Последовала пауза и движение, Кейт представила, как Чарльз подходит к книжной полке и из-за других книг достает одну, поскольку голос Фрэнсис зазвучал удивленно и почти оскорбленно:
— Боже, вы здорово покопались тогда!
— Она была спрятана и вызвала любопытство. «В начале девяностых годов прошлого века, — принялся читать Чарльз, — Контрольная Комиссия Луизианы сдала в аренду на пять лет эти четыре акра земли с довоенным[9] особняком, в состоянии плачевной заброшенности… Любопытствующим местным жителям говорили, что место оборудуется под „страусиную ферму“».
— Только мы прячем больше, чем просто головы, — сказала Фрэнни и засмеялась сухо и натянуто.
Кейт слушала, как ее бывший любовник Чарльз читает дальше:
— Однажды ночью, тридцатого ноября 1894 года, первый контингент из восьми пациентов, которых до того времени изолировали в «чумном доме» Нового Орлеана, был погружен в угольную баржу (им запрещалось путешествовать пароходом) и перевезен под покровом темноты по Миссисипи к новому месту…
— Где вы нашли угольную баржу? — спросила Фрэнсис несколько игриво.
— Я нанял маленький рыболовный катер.
Потом почти с ностальгической тоской, а, может быть, игривости у нее и не было, только настоящее искреннее любопытство, Фрэнни сказала:
— Я ехала в Карвилль на поезде. Мне хотелось попасть туда и, вместе с тем, оттянуть прибытие… Вы спрашивали, что я делала в семьдесят втором году? Вы тогда знали, да?
— Я знал, что вы не жили в то время в Водяной Мельнице. Встретился с Хью Спенсером.
— С кем?
— С человеком, снимавшим ваш дом.
— А, с художником. Господи, да вы — настоящая кровавая ищейка. Мне надо еще немножко пошуметь для Билла. Он, наверное, удивляется, почему вдруг так тихо. Я сама не понимаю, почему так тихо? Рушится вся моя жизнь.
— Фрэнсис, я не знаток в медицине, но провел достаточно времени в Карвилле, поговорил с врачами и пациентами, знаю, что ваше состояние безвредно.
— Называйте вещи своими именами, Чарльз, а не «ваше состояние», потом попытайтесь снова произнести вашу фразу. Моим противникам достаточно только услышать, что я провела в любой больнице восемь месяцев… Врачи вам не сказали, что я у них была?
— Нет. Они принесли клятву.
— И я. Укреплять закон. И нарушила ее.
Затем неожиданно лукаво она спросила:
— Если вам не сказали, то как вы можете быть уверены?

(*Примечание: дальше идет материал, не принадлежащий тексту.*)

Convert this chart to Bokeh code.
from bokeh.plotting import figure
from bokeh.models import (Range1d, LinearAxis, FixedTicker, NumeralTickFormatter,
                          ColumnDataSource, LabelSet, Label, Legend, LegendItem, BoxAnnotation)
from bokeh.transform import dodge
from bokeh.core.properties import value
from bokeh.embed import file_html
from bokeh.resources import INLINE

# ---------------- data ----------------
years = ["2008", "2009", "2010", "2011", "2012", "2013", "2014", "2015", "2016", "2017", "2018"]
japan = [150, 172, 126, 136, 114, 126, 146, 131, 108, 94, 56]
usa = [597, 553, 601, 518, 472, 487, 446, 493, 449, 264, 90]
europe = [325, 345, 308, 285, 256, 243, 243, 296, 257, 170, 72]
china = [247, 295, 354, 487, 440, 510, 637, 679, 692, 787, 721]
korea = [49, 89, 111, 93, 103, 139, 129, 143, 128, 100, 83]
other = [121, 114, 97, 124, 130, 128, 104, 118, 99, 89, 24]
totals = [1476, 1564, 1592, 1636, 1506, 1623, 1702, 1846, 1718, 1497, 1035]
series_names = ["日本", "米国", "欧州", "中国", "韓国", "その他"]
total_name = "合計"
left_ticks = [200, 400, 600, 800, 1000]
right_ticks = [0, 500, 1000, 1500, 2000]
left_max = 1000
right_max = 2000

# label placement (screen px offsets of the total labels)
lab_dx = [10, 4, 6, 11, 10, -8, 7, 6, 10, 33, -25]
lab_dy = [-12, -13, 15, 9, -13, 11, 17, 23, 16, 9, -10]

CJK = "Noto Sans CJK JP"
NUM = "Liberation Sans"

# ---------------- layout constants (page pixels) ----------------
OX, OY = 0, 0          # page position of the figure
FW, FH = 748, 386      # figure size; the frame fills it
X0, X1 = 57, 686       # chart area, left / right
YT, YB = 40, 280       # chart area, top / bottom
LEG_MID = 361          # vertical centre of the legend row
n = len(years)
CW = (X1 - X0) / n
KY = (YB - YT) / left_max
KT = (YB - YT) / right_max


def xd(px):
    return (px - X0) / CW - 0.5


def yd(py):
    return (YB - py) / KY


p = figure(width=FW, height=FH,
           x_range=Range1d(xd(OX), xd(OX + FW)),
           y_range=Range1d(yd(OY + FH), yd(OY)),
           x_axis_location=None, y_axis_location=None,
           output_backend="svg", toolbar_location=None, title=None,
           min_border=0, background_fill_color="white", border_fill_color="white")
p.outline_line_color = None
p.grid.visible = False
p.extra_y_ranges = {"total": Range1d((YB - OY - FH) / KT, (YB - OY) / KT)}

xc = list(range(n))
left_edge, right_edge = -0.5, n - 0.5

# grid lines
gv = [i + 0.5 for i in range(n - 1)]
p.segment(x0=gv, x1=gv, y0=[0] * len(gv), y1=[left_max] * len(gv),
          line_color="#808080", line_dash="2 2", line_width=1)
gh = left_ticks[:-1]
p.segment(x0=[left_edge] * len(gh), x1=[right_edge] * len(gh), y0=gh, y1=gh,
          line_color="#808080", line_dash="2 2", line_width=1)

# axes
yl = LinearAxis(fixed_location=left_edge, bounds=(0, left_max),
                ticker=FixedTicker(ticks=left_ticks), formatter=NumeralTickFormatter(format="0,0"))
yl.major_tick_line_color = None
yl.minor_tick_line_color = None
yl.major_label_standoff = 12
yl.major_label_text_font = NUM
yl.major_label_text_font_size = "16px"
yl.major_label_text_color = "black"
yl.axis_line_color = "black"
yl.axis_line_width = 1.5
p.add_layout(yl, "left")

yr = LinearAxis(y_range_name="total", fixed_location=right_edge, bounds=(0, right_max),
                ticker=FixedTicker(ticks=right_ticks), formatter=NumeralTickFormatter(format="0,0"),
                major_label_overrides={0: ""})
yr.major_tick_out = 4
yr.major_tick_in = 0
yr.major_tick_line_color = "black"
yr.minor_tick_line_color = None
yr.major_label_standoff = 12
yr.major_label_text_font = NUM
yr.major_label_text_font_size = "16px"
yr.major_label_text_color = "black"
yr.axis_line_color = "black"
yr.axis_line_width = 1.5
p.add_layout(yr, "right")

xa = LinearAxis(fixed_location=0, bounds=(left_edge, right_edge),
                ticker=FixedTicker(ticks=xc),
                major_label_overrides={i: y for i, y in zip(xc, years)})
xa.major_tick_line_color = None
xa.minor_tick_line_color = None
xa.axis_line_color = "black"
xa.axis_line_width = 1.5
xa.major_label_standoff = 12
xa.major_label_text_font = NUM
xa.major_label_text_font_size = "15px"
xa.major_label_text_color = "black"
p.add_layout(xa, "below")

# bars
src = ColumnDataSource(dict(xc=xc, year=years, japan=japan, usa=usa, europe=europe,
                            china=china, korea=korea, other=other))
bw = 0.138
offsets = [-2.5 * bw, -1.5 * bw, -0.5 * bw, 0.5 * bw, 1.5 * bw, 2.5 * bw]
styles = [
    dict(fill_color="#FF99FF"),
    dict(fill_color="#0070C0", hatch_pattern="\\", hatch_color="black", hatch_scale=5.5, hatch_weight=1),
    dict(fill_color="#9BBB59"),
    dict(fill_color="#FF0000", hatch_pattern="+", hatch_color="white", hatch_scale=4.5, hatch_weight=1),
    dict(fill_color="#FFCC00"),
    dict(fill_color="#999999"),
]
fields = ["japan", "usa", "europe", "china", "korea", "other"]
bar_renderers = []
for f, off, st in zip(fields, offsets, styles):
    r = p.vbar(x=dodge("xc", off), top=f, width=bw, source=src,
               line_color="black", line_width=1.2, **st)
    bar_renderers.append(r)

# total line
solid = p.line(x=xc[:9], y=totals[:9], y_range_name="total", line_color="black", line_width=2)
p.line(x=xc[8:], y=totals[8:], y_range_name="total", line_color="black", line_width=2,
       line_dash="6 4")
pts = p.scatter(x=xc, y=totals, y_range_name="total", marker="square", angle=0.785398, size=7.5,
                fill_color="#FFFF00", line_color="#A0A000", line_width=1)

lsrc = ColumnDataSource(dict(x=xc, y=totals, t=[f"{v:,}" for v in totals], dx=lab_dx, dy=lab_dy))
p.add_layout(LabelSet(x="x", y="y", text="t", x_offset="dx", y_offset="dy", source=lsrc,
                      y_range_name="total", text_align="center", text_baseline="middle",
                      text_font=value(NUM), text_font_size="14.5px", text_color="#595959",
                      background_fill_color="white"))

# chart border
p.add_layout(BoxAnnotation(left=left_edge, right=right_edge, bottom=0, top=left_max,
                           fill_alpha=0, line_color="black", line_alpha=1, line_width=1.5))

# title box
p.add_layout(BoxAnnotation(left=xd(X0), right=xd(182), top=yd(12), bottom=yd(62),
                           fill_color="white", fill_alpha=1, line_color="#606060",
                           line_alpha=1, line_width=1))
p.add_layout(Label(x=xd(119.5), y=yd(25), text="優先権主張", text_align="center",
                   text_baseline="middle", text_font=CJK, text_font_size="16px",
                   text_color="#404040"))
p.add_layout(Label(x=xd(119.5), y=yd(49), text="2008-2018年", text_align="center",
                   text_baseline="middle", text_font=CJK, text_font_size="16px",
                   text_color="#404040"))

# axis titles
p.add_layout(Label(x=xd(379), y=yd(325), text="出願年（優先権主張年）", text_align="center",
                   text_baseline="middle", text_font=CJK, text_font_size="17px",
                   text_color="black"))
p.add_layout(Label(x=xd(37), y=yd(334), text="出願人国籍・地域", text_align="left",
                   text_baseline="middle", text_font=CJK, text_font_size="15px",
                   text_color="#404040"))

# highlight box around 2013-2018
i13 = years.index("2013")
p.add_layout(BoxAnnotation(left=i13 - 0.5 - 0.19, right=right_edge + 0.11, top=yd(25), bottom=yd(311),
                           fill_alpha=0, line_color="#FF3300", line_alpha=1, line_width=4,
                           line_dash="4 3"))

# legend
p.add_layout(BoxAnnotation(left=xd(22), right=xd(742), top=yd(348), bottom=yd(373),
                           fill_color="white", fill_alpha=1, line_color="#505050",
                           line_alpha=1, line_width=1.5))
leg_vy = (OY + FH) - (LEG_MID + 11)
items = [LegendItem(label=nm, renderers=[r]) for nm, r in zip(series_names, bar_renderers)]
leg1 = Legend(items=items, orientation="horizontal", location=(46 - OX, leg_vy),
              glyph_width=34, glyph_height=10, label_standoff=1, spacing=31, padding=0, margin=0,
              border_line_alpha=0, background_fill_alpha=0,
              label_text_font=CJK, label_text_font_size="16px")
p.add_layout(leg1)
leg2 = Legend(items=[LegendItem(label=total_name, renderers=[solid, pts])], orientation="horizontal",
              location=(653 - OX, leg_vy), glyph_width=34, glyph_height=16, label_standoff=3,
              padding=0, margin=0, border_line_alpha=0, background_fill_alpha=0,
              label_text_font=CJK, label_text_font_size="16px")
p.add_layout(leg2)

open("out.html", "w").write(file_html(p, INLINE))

— Ваше фото было в «Стар».
— Где? О Господи, больничная газета. Как я не подумала? Фото с настоящим именем?
— Фрэнсис Клиффорд, капитан женской сборной волейбольной команды, получает приз от товарищей.
— Псевдоним. Девичья фамилия матери… Так ты — шантажист, Чарльз? Это твой мерзкий план?
— Фрэнсис…
— Ты сказал, что ничего не будешь писать.
— Нет. Ни одной минуты об этом не думал.
— И никому не сказал?
— Нет.
— Тогда зачем? Ты же мог остановиться, когда узнал, что я лгала о Водяной Мельнице? Зачем ты продолжал преследовать меня? Чего ты хотел? Денег? Власти? Ну, уж не секса же с…
— Я преследовал потому, что кто-то другой все равно сделал бы это. Я не единственный репортер, который тобой интересуется. Когда ты вплотную подойдешь к вопросу о политическом будущем, любопытных станет еще больше. Эта книга, эта карта, твоя связь с Хейл Мохалу, Водяная Мельница — ключи, указатели направления, другие тоже смогут разобраться.
— Я сожгу книгу, порву карту и снимусь с учета в Хейл Мохалу.
— А Хью Спенсер?
— Кто? А, художник.
— И Карен Оберн. Пройдет какое-то время, пока она все просчитает. Ее рабочая гипотеза, что ты — лесбиянка. Временно… У Карен есть амбиции. Тебе нужно самой рассказать обо всем людям раньше, до нее.
— Ты с ума сошел.
— Если она обнаружит факт — разразится скандал, а если ты…
— Глупое безрассудство.
— Я бы сказал по-другому — храбрость. Послушай, ты собираешься претендовать на высокий пост. Общество имеет право скептически относиться к моральному облику таких претендентов.
— Мое «состояние» — это болезнь души. В процессе твоего расследования ты должен был читать Библию.